The experience led her to try a different structure. By 2019, she’d decided to form Ethik as a benefit LLC that would sell bulk gifts to corporate clients, allowing for the most flexibility.  She says nonprofit boards, a key aspect and requirement of that structure, can be very beneficial as an input structure in theory. But in collaborating with international artisans, she found nonprofit board members weren’t always aware of the challenges facing partners abroad.

“I personally have found it prohibitive to have a board,” she says. Board members would have purely financial expectations, she says, asking, “‘How much of my dollar goes to overhead?’ And I’m like, ‘Wrong question.’”Sevy realized that organizing as a for-profit in practice would shift the priorities from appeasing a board of nonprofit executives to the needs of suppliers. “We’ve been able to do more social good as a for-profit,” she says. “We’ve been able to harness this for good.”

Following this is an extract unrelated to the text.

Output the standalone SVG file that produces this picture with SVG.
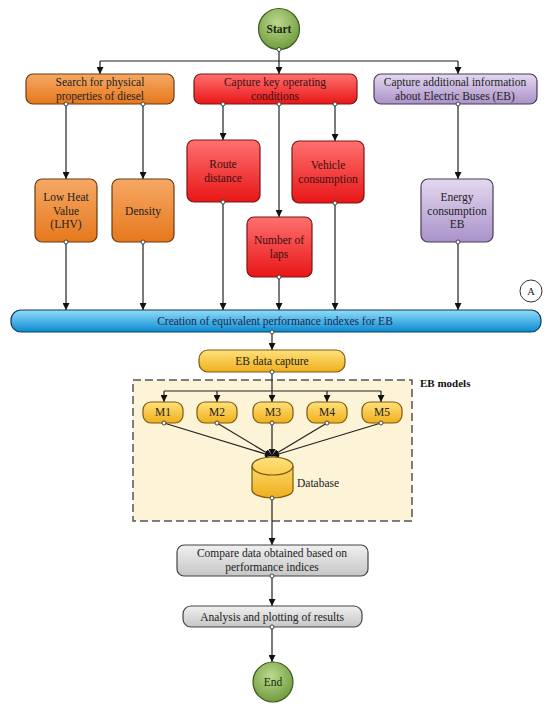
<svg xmlns="http://www.w3.org/2000/svg" width="550" height="709" viewBox="0 0 550 709">
<defs>
<linearGradient id="gOr" x1="0" y1="0" x2="0" y2="1"><stop offset="0" stop-color="#f6a865"/><stop offset="1" stop-color="#e6781c"/></linearGradient>
<linearGradient id="gRd" x1="0" y1="0" x2="0" y2="1"><stop offset="0" stop-color="#ff7070"/><stop offset="1" stop-color="#e81616"/></linearGradient>
<linearGradient id="gPu" x1="0" y1="0" x2="0" y2="1"><stop offset="0" stop-color="#e4d8f0"/><stop offset="1" stop-color="#a992c9"/></linearGradient>
<linearGradient id="gBl" x1="0" y1="0" x2="0" y2="1"><stop offset="0" stop-color="#92dcfa"/><stop offset="1" stop-color="#0a8ad2"/></linearGradient>
<linearGradient id="gYe" x1="0" y1="0" x2="0" y2="1"><stop offset="0" stop-color="#ffe27a"/><stop offset="1" stop-color="#f0ae1c"/></linearGradient>
<linearGradient id="gGy" x1="0" y1="0" x2="0" y2="1"><stop offset="0" stop-color="#f0f0f0"/><stop offset="1" stop-color="#c6c6c6"/></linearGradient>
<radialGradient id="gGr" cx="0.45" cy="0.35" r="0.7"><stop offset="0" stop-color="#bcd98e"/><stop offset="1" stop-color="#6a9838"/></radialGradient>
<marker id="arr" viewBox="0 0 10 10" refX="10" refY="5" markerWidth="7" markerHeight="7" orient="auto" markerUnits="userSpaceOnUse"><path d="M0,0 L10,5 L0,10 z" fill="#111"/></marker>
</defs>
<style>
text{font-family:"Liberation Serif","Times New Roman",serif;font-size:11.5px;fill:#222;text-anchor:middle}
.ln{fill:none;stroke:#222;stroke-width:1.2}
.port{fill:#fff;stroke:#333;stroke-width:0.9}
.or{fill:url(#gOr);stroke:#6b3a10;stroke-width:1.2}
.rd{fill:url(#gRd);stroke:#7a1414;stroke-width:1.2}
.pu{fill:url(#gPu);stroke:#4a3a5a;stroke-width:1.2}
.bl{fill:url(#gBl);stroke:#0a3a5a;stroke-width:1.2}
.ye{fill:url(#gYe);stroke:#7a5a10;stroke-width:1.2}
.gy{fill:url(#gGy);stroke:#444;stroke-width:1.2}
.gr{fill:url(#gGr);stroke:#3a5a20;stroke-width:1.2}
.rt{fill:#3a1010}
</style>
<rect x="0" y="0" width="550" height="709" fill="#fff"/>

<g id="ebmodels">
<rect x="133" y="380" width="279" height="141" fill="#fdf3d6" stroke="#555" stroke-width="1.5" stroke-dasharray="8,4"/>
<text x="420" y="387" style="font-weight:bold;text-anchor:start;font-size:11px;fill:#111">EB models</text>
</g>

<g id="connectors">
<path class="ln" d="M279,50 V61 M100,61 H458"/>
<path class="ln" d="M100,61 V74" marker-end="url(#arr)"/>
<path class="ln" d="M279,61 V74" marker-end="url(#arr)"/>
<path class="ln" d="M458,61 V74" marker-end="url(#arr)"/>
<path class="ln" d="M66,104 V179" marker-end="url(#arr)"/>
<path class="ln" d="M143,104 V179" marker-end="url(#arr)"/>
<path class="ln" d="M223,104 V140" marker-end="url(#arr)"/>
<path class="ln" d="M279,104 V217" marker-end="url(#arr)"/>
<path class="ln" d="M335,104 V141" marker-end="url(#arr)"/>
<path class="ln" d="M458,104 V179" marker-end="url(#arr)"/>
<path class="ln" d="M66,242 V310" marker-end="url(#arr)"/>
<path class="ln" d="M143,242 V310" marker-end="url(#arr)"/>
<path class="ln" d="M223,202 V310" marker-end="url(#arr)"/>
<path class="ln" d="M279,277 V310" marker-end="url(#arr)"/>
<path class="ln" d="M335,203 V310" marker-end="url(#arr)"/>
<path class="ln" d="M458,242 V310" marker-end="url(#arr)"/>
<path class="ln" d="M272,332 V350" marker-end="url(#arr)"/>
<path class="ln" d="M272,372 V402" marker-end="url(#arr)"/>
<path class="ln" d="M164,391 H381"/>
<path class="ln" d="M164,391 V402" marker-end="url(#arr)"/>
<path class="ln" d="M217,391 V402" marker-end="url(#arr)"/>
<path class="ln" d="M327,391 V402" marker-end="url(#arr)"/>
<path class="ln" d="M381,391 V402" marker-end="url(#arr)"/>
<path class="ln" d="M164,423 L272,456" marker-end="url(#arr)"/>
<path class="ln" d="M217,423 L272,456" marker-end="url(#arr)"/>
<path class="ln" d="M272,423 L272,456" marker-end="url(#arr)"/>
<path class="ln" d="M327,423 L272,456" marker-end="url(#arr)"/>
<path class="ln" d="M381,423 L272,456" marker-end="url(#arr)"/>
<path class="ln" d="M272,498 V545" marker-end="url(#arr)"/>
<path class="ln" d="M272,576 V606" marker-end="url(#arr)"/>
<path class="ln" d="M272,627 V662" marker-end="url(#arr)"/>
</g>

<g id="start"><circle class="gr" cx="279" cy="29" r="20.5"/><text x="279" y="33" style="font-weight:bold;fill:#1a2a10">Start</text><circle class="port" cx="279" cy="49.5" r="2"/></g>

<g id="search"><rect class="or" x="26" y="74" width="148" height="30" rx="7"/><text x="100" y="86">Search for physical</text><text x="100" y="100">properties of diesel</text><circle class="port" cx="66" cy="104" r="2"/><circle class="port" cx="143" cy="104" r="2"/></g>

<g id="capture"><rect class="rd" x="194" y="74" width="163" height="30" rx="7"/><text class="rt" x="275" y="86">Capture key operating</text><text class="rt" x="275" y="100">conditions</text><circle class="port" cx="223" cy="104" r="2"/><circle class="port" cx="279" cy="104" r="2"/><circle class="port" cx="335" cy="104" r="2"/></g>

<g id="additional"><rect class="pu" x="374" y="74" width="163" height="30" rx="7"/><text x="455" y="86">Capture additional information</text><text x="455" y="100">about Electric Buses (EB)</text><circle class="port" cx="458" cy="104" r="2"/></g>

<g id="lhv"><rect class="or" x="35" y="179" width="62" height="63" rx="7"/><text x="66" y="201">Low Heat</text><text x="66" y="215">Value</text><text x="66" y="228">(LHV)</text><circle class="port" cx="66" cy="242" r="2"/></g>

<g id="density"><rect class="or" x="112" y="179" width="62" height="63" rx="7"/><text x="143" y="215">Density</text><circle class="port" cx="143" cy="242" r="2"/></g>

<g id="route"><rect class="rd" x="187" y="140" width="73" height="62" rx="7"/><text class="rt" x="223" y="168">Route</text><text class="rt" x="223" y="182">distance</text><circle class="port" cx="223" cy="202" r="2"/></g>

<g id="vehicle"><rect class="rd" x="292" y="141" width="72" height="62" rx="7"/><text class="rt" x="328" y="169">Vehicle</text><text class="rt" x="328" y="183">consumption</text><circle class="port" cx="335" cy="203" r="2"/></g>

<g id="laps"><rect class="rd" x="247" y="217" width="65" height="60" rx="7"/><text class="rt" x="279" y="244">Number of</text><text class="rt" x="279" y="258">laps</text><circle class="port" cx="279" cy="277" r="2"/></g>

<g id="energy"><rect class="pu" x="421" y="179" width="72" height="63" rx="7"/><text x="457" y="201">Energy</text><text x="457" y="215">consumption</text><text x="457" y="228">EB</text><circle class="port" cx="458" cy="242" r="2"/></g>

<g id="markA"><circle cx="531" cy="291" r="11" fill="#fff" stroke="#333" stroke-width="1"/><text x="531" y="295" style="font-size:10.5px">A</text></g>

<g id="creation"><rect class="bl" x="11" y="310" width="530" height="22" rx="10"/><text x="275" y="325" style="fill:#1a2a4a">Creation of equivalent performance indexes for EB</text><circle class="port" cx="272" cy="332" r="2"/></g>

<g id="ebcapture"><rect class="ye" x="199" y="350" width="146" height="22" rx="9"/><text x="272" y="365">EB data capture</text><circle class="port" cx="272" cy="372" r="2"/></g>

<g id="m1"><rect class="ye" x="143" y="402" width="40" height="21" rx="8"/><text x="163" y="416">M1</text><circle class="port" cx="164" cy="423" r="2"/></g>
<g id="m2"><rect class="ye" x="197" y="402" width="40" height="21" rx="8"/><text x="217" y="416">M2</text><circle class="port" cx="217" cy="423" r="2"/></g>
<g id="m3"><rect class="ye" x="253" y="402" width="40" height="21" rx="8"/><text x="273" y="416">M3</text><circle class="port" cx="272" cy="423" r="2"/></g>
<g id="m4"><rect class="ye" x="307" y="402" width="40" height="21" rx="8"/><text x="327" y="416">M4</text><circle class="port" cx="327" cy="423" r="2"/></g>
<g id="m5"><rect class="ye" x="362" y="402" width="40" height="21" rx="8"/><text x="382" y="416">M5</text><circle class="port" cx="381" cy="423" r="2"/></g>

<g id="database"><path class="ye" d="M252,466 A20.5,9 0 0 1 293,466 V490 A20.5,8 0 0 1 252,490 Z"/><path d="M252,466 A20.5,9 0 0 0 293,466" fill="none" stroke="#7a5a10" stroke-width="1.2"/><text x="297" y="487" style="text-anchor:start">Database</text><circle class="port" cx="272" cy="498" r="2"/></g>

<g id="compare"><rect class="gy" x="177" y="545" width="191" height="31" rx="7"/><text x="272" y="557">Compare data obtained based on</text><text x="272" y="571">performance indices</text><circle class="port" cx="272" cy="576" r="2"/></g>

<g id="analysis"><rect class="gy" x="183" y="606" width="179" height="21" rx="8"/><text x="272" y="621">Analysis and plotting of results</text><circle class="port" cx="272" cy="627" r="2"/></g>

<g id="end"><circle class="gr" cx="273" cy="682" r="20"/><text x="273" y="686" style="fill:#1a2a10">End</text></g>
</svg>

The communities that Ethik works with are predominantly located in the Global South and are impacted by colonialism. This means they are subjected to a system that has historically pulled resources from them. Ethik’s approach requires participating in that system, a less radical remedy than the dismantling of capitalism favored by further-left political thinkers throughout the past few generations. Indigenous groups across the globe have a history of resisting capitalism and advocating for reparations instead.

Ethik, in theory, uses the existing capitalist infrastructure to flip the script. The company turns the existing mass production market into a tool that benefits the community typically being plundered. The approach has key benefits for the artisans, offering them access to wealthy corporations buying gifts for their employees.

When Ethik receives bulk orders, the onboarded companies and cooperatives they work with can often hire more people and spend more money within their community sourcing the materials. For Sevy, this puts Ethik’s partners on a level playing field with her company and their corporate clients.

“It’s not like us, elevated, giving down to these people. We’re buying these products because they’re beautiful,” Sevy says. “And that feels a lot more dignifying, that they’re not beneficiaries, they’re producers.”One other aspect of Ethik’s approach to build on this is to feature storytelling with products. The companies and artisans that craft Ethik goods are featured in videos and articles online and in printed materials that accompany the gifts. This way, the end recipient has context for why the gift is more meaningful than yet another water bottle. It also allows the artisan to tell their story in their own words to an international audience.

The upshot is that buyers from Ethik will hear these stories while getting otherwise routine gifts, Sevy says. They’ve also had a lot of return buyers.

Now, the company has created more than 100,000 products and is joining corporate swag platforms to increase its reach. At any one time, she says, Ethik might have 500 people in a particular region working with them.

“We can place the company as heroes; they’re not spending any extra money,” Sevy says of the corporate buyers. “It’s like this win-win-win situation that they’re getting a lot of good karma from their audience, and then the money is actually going into the hands of the people that created it.”